Thursday, August 11, 2005

Prisoners Of No War In Particular

After listening to an interview of Sabin Willett on the Al Franken Show today, it becomes readily apparent that secrecy and this administration is a terrible mix. Especially if you are an innocent caught up in a terrorist dragnet in Pakistan.

Two detainees in Guantanamo are presently in limbo while a judge reviews his options on where to send them. The Uighur (pronounced WEE' - gar) detainees are Abu Bakker Qassim and A'del Abdu Al-Hakim and their lawyer is the aforementioned Sabin Willett. These two muslim men left China (not known to be particularly open to the muslim faith) around the time of the September terrorist attacks in the U.S. and were apprehended by Pakistan police thereafter. At the time, the United States had a bounty on terrorist suspects of $5,000 a head which was apparently paid for these two detainees. Originally placed in Afghanistan at an American Air Force base, they were then transported to Guantanamo for further interrogation.

After some difficulty finding a translator, interrogators eventually came to the conclusion that these men had no connection to September 11th, the Taliban, or Al Qaida. Upon learning of their plight from a Judge Advocate General in the Army, Willett took on the case for the two men and visited them in Guantanamo. From the article on linked above:

"When he first visited his clients last month, Willett learned that the military had ruled the men weren't combatants. He told the judge that the Bush administration never informed him and had implied in court papers that the detainees were ordinary enemy combatants."

From the radio interview, Willett added that upon finding out they the military had ruled them non-combatants he also learned that such a disclosure was secret. He is their lawyer, his clients are innocent, and he cannot tell anyone. An interesting sense of justice from administration and Pentagon officials. Eventually their innocence was declassified, and Willett has pursued their release at the very least from the military base while the government tries to locate a country that will take them.

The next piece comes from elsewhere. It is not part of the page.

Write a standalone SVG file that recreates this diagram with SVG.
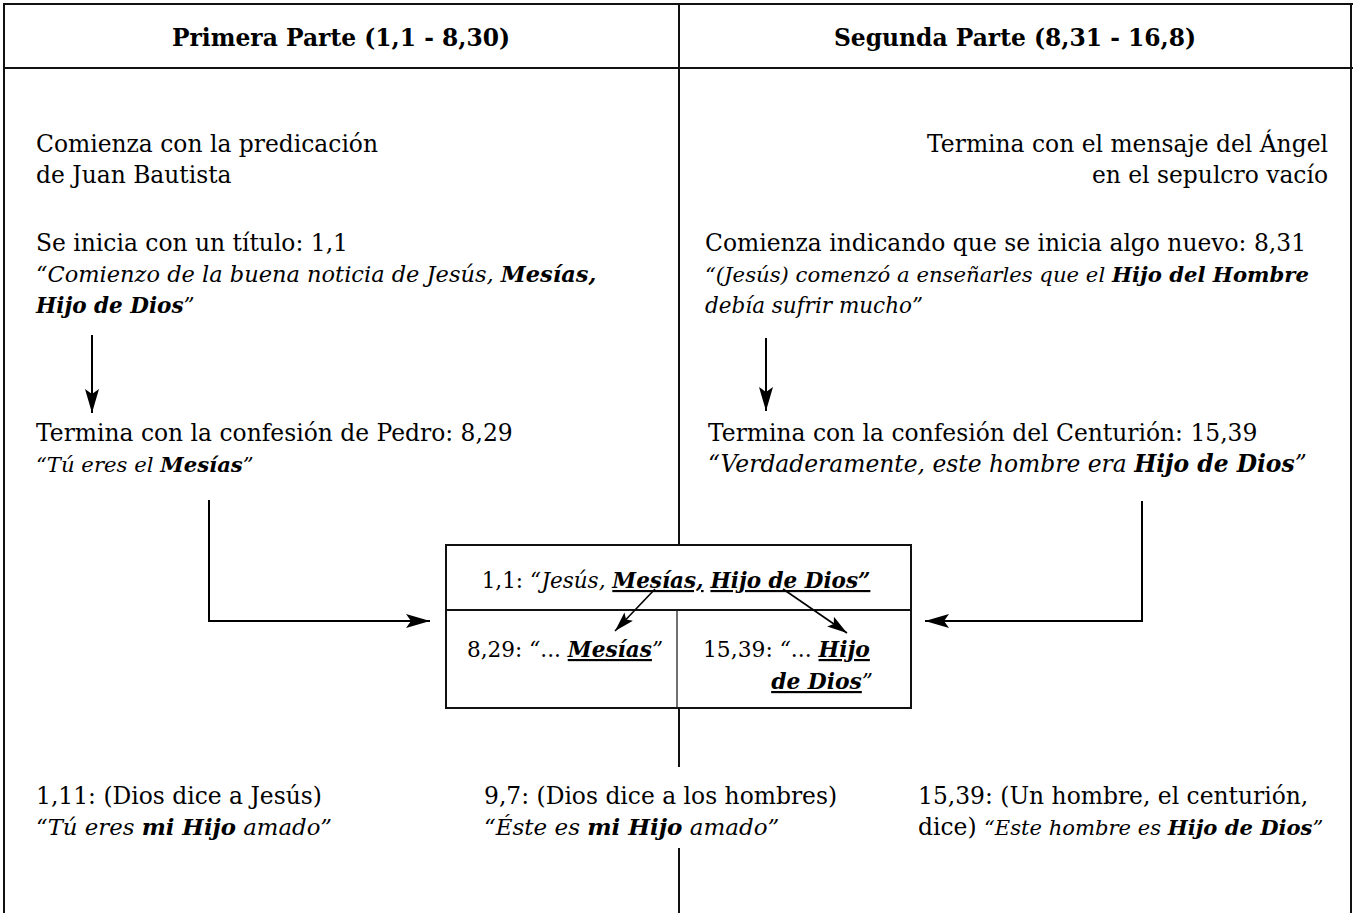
<svg xmlns="http://www.w3.org/2000/svg" width="1356" height="913" viewBox="0 0 1356 913">
<style>
.t{font-family:"DejaVu Serif","Liberation Serif",serif;font-size:23.4px;fill:#000}
.i{font-style:italic}
.b{font-weight:bold}
.bi{font-weight:bold;font-style:italic}
.u{text-decoration:underline}
.ln{stroke:#000;stroke-width:2;fill:none}
.frame{stroke:#111;stroke-width:2;fill:none}
</style>
<defs>
<marker id="ah" viewBox="0 0 24 14" refX="24" refY="7" markerWidth="24" markerHeight="14" markerUnits="userSpaceOnUse" orient="auto">
<path d="M0,0 L24,7 L0,14 L5,7 Z" fill="#000"/>
</marker>
<marker id="ahs" viewBox="0 0 20 12" refX="20" refY="6" markerWidth="20" markerHeight="12" markerUnits="userSpaceOnUse" orient="auto">
<path d="M0,0 L20,6 L0,12 L4,6 Z" fill="#000"/>
</marker>
</defs>
<rect x="0" y="0" width="1356" height="913" fill="#fff"/>
<g id="frame">
<line class="frame" x1="3" y1="4" x2="1353" y2="4"/>
<line class="frame" x1="3" y1="68" x2="1353" y2="68"/>
<line class="frame" x1="4" y1="3" x2="4" y2="913"/>
<line class="frame" x1="1351" y1="3" x2="1351" y2="913"/>
<line class="frame" x1="679" y1="4" x2="679" y2="545"/>
<line class="frame" x1="679" y1="708" x2="679" y2="767"/>
<line class="frame" x1="679" y1="848" x2="679" y2="913"/>
</g>
<g id="header">
<text class="t b" x="341" y="46" text-anchor="middle">Primera Parte (1,1 - 8,30)</text>
<text class="t b" x="1015" y="46" text-anchor="middle">Segunda Parte (8,31 - 16,8)</text>
</g>
<g id="left-start">
<text class="t" x="36" y="152">Comienza con la predicación</text>
<text class="t" x="36" y="183">de Juan Bautista</text>
</g>
<g id="left-title">
<text class="t" x="36" y="251">Se inicia con un título: 1,1</text>
<text class="t i" x="36" y="282" style="font-size:22.5px">“Comienzo de la buena noticia de Jesús, <tspan class="bi">Mesías,</tspan></text>
<text class="t i" x="36" y="313" style="font-size:21.5px"><tspan class="bi">Hijo de Dios</tspan>”</text>
</g>
<g id="left-end">
<text class="t" x="36" y="441">Termina con la confesión de Pedro: 8,29</text>
<text class="t i" x="36" y="472" style="font-size:21.2px">“Tú eres el <tspan class="bi">Mesías</tspan>”</text>
</g>
<g id="right-end-msg">
<text class="t" x="1328" y="152" text-anchor="end">Termina con el mensaje del Ángel</text>
<text class="t" x="1328" y="183" text-anchor="end">en el sepulcro vacío</text>
</g>
<g id="right-start">
<text class="t" x="705" y="251">Comienza indicando que se inicia algo nuevo: 8,31</text>
<text class="t i" x="705" y="282" style="font-size:21.2px">“(Jesús) comenzó a enseñarles que el <tspan class="bi">Hijo del Hombre</tspan></text>
<text class="t i" x="705" y="313" style="font-size:21.5px">debía sufrir mucho”</text>
</g>
<g id="right-end">
<text class="t" x="708" y="441">Termina con la confesión del Centurión: 15,39</text>
<text class="t i" x="708" y="472">“Verdaderamente, este hombre era <tspan class="bi">Hijo de Dios</tspan>”</text>
</g>
<g id="center-box">
<rect class="frame" x="446" y="545" width="465" height="163"/>
<line class="frame" x1="446" y1="610" x2="911" y2="610"/>
<line x1="677" y1="610" x2="677" y2="708" stroke="#222" stroke-width="1.3"/>
<text class="t" x="676" y="588" text-anchor="middle" style="font-size:21.5px">1,1: <tspan class="i">“Jesús, </tspan><tspan class="bi u">Mesías,</tspan> <tspan class="bi u">Hijo de Dios”</tspan></text>
<text class="t" x="467" y="657" style="font-size:21.6px">8,29: <tspan class="i">“</tspan>... <tspan class="bi u">Mesías</tspan><tspan class="i">”</tspan></text>
<text class="t" x="703" y="657" style="font-size:21.8px">15,39: <tspan class="i">“</tspan>... <tspan class="bi u">Hijo</tspan></text>
<text class="t" x="873" y="689" text-anchor="end" style="font-size:21.8px"><tspan class="bi u">de Dios</tspan><tspan class="i">”</tspan></text>
</g>
<g id="bottom-left">
<text class="t" x="36" y="804">1,11: (Dios dice a Jesús)</text>
<text class="t i" x="36" y="835" style="font-size:22.8px">“Tú eres <tspan class="bi">mi Hijo</tspan> amado”</text>
</g>
<g id="bottom-middle">
<text class="t" x="484" y="804">9,7: (Dios dice a los hombres)</text>
<text class="t i" x="484" y="835" style="font-size:23px">“Éste es <tspan class="bi">mi Hijo</tspan> amado”</text>
</g>
<g id="bottom-right">
<text class="t" x="918" y="804">15,39: (Un hombre, el centurión,</text>
<text class="t" x="918" y="835">dice) <tspan class="i" style="font-size:21.1px">“Este hombre es </tspan><tspan class="bi" style="font-size:21.1px">Hijo de Dios</tspan><tspan class="i" style="font-size:21.1px">”</tspan></text>
</g>
<g id="connectors">
<line class="ln" x1="92" y1="335" x2="92" y2="413" marker-end="url(#ah)"/>
<line class="ln" x1="766" y1="338" x2="766" y2="411" marker-end="url(#ah)"/>
<polyline class="ln" points="209,500 209,621 430,621" marker-end="url(#ah)"/>
<polyline class="ln" points="1142,501 1142,621 925,621" marker-end="url(#ah)"/>
<line x1="655" y1="589" x2="615" y2="631" stroke="#000" stroke-width="1.6" marker-end="url(#ahs)"/>
<line x1="783" y1="589" x2="847" y2="633" stroke="#000" stroke-width="1.6" marker-end="url(#ahs)"/>
</g>
</svg>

These men deserve restitution for being obtained and held in the manner that they were, as well as an immediate release from Guantanamo as an act of good faith by the U.S. government. Their case represent the worst fears of civil liberty champions of the past three years: allowing the government to detain, interrogate, and punish people in secret with no recourse available to the individual.

Additionally, Sabin Willett made a point of saying that JAG lawyers were quite unhappy with the process as it stands now. I can't imagine anyone trained in law would ever be comfortable with military tribunals, secret evidence, and a government allowed to label anyone an enemy combatant.

Why does an open democratic republic condone such practices?